-- DATA start --

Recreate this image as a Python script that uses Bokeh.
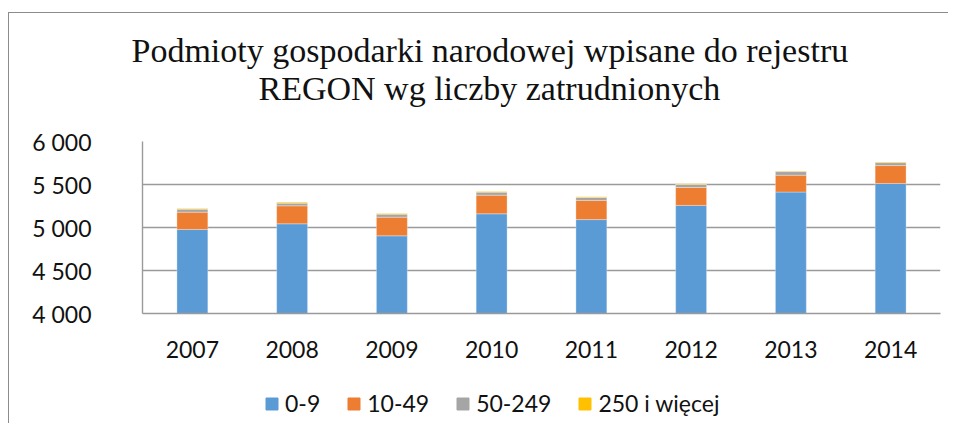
from bokeh.plotting import figure
from bokeh.layouts import column
from bokeh.models import Range1d, FixedTicker, Legend, LegendItem, Title
from bokeh.embed import file_html
from bokeh.resources import INLINE

years = ["2007", "2008", "2009", "2010", "2011", "2012", "2013", "2014"]
s_0_9 = [4977, 5043, 4903, 5159, 5092, 5257, 5412, 5512]
s_10_49 = [201, 209, 217, 217, 223, 208, 196, 208]
s_50_249 = [35, 31, 35, 35, 35, 35, 42, 34]
s_250 = [8, 12, 8, 8, 8, 8, 8, 8]
series_names = ["0-9", "10-49", "50-249", "250 i więcej"]
colors = ["#5B9BD5", "#ED7D31", "#A5A5A5", "#FFC000"]
y_ticks = [4000, 4500, 5000, 5500, 6000]
y_tick_labels = ["4 000", "4 500", "5 000", "5 500", "6 000"]
title_lines = ["Podmioty gospodarki narodowej wpisane do rejestru",
               "REGON wg liczby zatrudnionych"]

keys = ["a", "b", "c", "d"]
data = dict(years=years, a=s_0_9, b=s_10_49, c=s_50_249, d=s_250)

p = figure(x_range=years, y_range=Range1d(4000, 6000),
           frame_width=798, frame_height=172,
           output_backend="svg", toolbar_location=None, title=None,
           min_border_left=133, min_border_right=8, min_border_top=128, min_border_bottom=60)

rs = p.vbar_stack(keys, x="years", width=0.31, color=colors, source=data,
                  line_color="white", line_width=0.6, line_alpha=0.5)

FONT = "Lato"
p.outline_line_color = None
p.background_fill_color = "white"
p.border_fill_color = "white"

p.xgrid.grid_line_color = None
p.ygrid.ticker = FixedTicker(ticks=y_ticks)
p.ygrid.grid_line_color = "#9a9a9a"
p.ygrid.grid_line_width = 1.4

p.yaxis.ticker = FixedTicker(ticks=y_ticks)
p.yaxis.major_label_overrides = {t: l for t, l in zip(y_ticks, y_tick_labels)}
p.yaxis.axis_line_color = "#9a9a9a"
p.yaxis.axis_line_width = 1.4
p.yaxis.major_tick_line_color = None
p.yaxis.minor_tick_line_color = None
p.yaxis.major_tick_out = 0
p.yaxis.major_tick_in = 0
p.yaxis.minor_tick_out = 0
p.yaxis.major_label_standoff = 51
p.yaxis.major_label_text_font = FONT
p.yaxis.major_label_text_font_size = "23px"
p.yaxis.major_label_text_color = "#111111"

p.xaxis.axis_line_color = "#9a9a9a"
p.xaxis.axis_line_width = 1.4
p.xaxis.major_tick_line_color = None
p.xaxis.minor_tick_line_color = None
p.xaxis.major_tick_out = 0
p.xaxis.major_tick_in = 0
p.xaxis.minor_tick_out = 0
p.xaxis.major_label_standoff = 27
p.xaxis.major_label_text_font = FONT
p.xaxis.major_label_text_font_size = "23px"
p.xaxis.major_label_text_color = "#111111"

# second line first (closest to the plot), then first line above it
p.add_layout(Title(text=title_lines[1], align="left", offset=116,
                   text_font="Liberation Serif", text_font_size="34px",
                   text_font_style="normal", text_color="#111111", standoff=70), "above")
p.add_layout(Title(text=title_lines[0], align="left", offset=-11,
                   text_font="Liberation Serif", text_font_size="34px",
                   text_font_style="normal", text_color="#111111", standoff=-72), "above")

# legend strip below the chart (same stacked series, kept outside its visible range)
lg = figure(width=939, height=50, x_range=years, y_range=Range1d(10000, 10001),
            output_backend="svg", toolbar_location=None,
            x_axis_location=None, y_axis_location=None,
            min_border_left=0, min_border_right=0, min_border_top=0, min_border_bottom=0)
lg.outline_line_color = None
lg.xgrid.grid_line_color = None
lg.ygrid.grid_line_color = None
proxies = lg.vbar_stack(keys, x="years", width=0.31, color=colors, source=data)

legend = Legend(items=[LegendItem(label=n, renderers=[r]) for n, r in zip(series_names, proxies)],
                orientation="horizontal", location=(122, 6),
                glyph_width=15, glyph_height=15, label_standoff=6, spacing=26,
                padding=0, margin=0, border_line_color=None, background_fill_alpha=0,
                label_text_font=FONT, label_text_font_size="23px",
                label_text_color="#111111")
lg.add_layout(legend, "center")

layout = column(p, lg, spacing=0)
layout.styles = {"border-left": "1px solid #8c8c8c", "border-top": "1px solid #8c8c8c",
                 "margin-top": "12px", "margin-left": "8px"}

open("out.html", "w").write(file_html(layout, INLINE))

-- DATA end --

## TASK DETAILS
Write down every line from the opening of the listing to the line with "from bokeh.resources import INLINE", both included, and nothing else; the pictures are omitted.

## REPLY TO THE TASK
Recreate this image as a Python script that uses Bokeh.
from bokeh.plotting import figure
from bokeh.layouts import column
from bokeh.models import Range1d, FixedTicker, Legend, LegendItem, Title
from bokeh.embed import file_html
from bokeh.resources import INLINE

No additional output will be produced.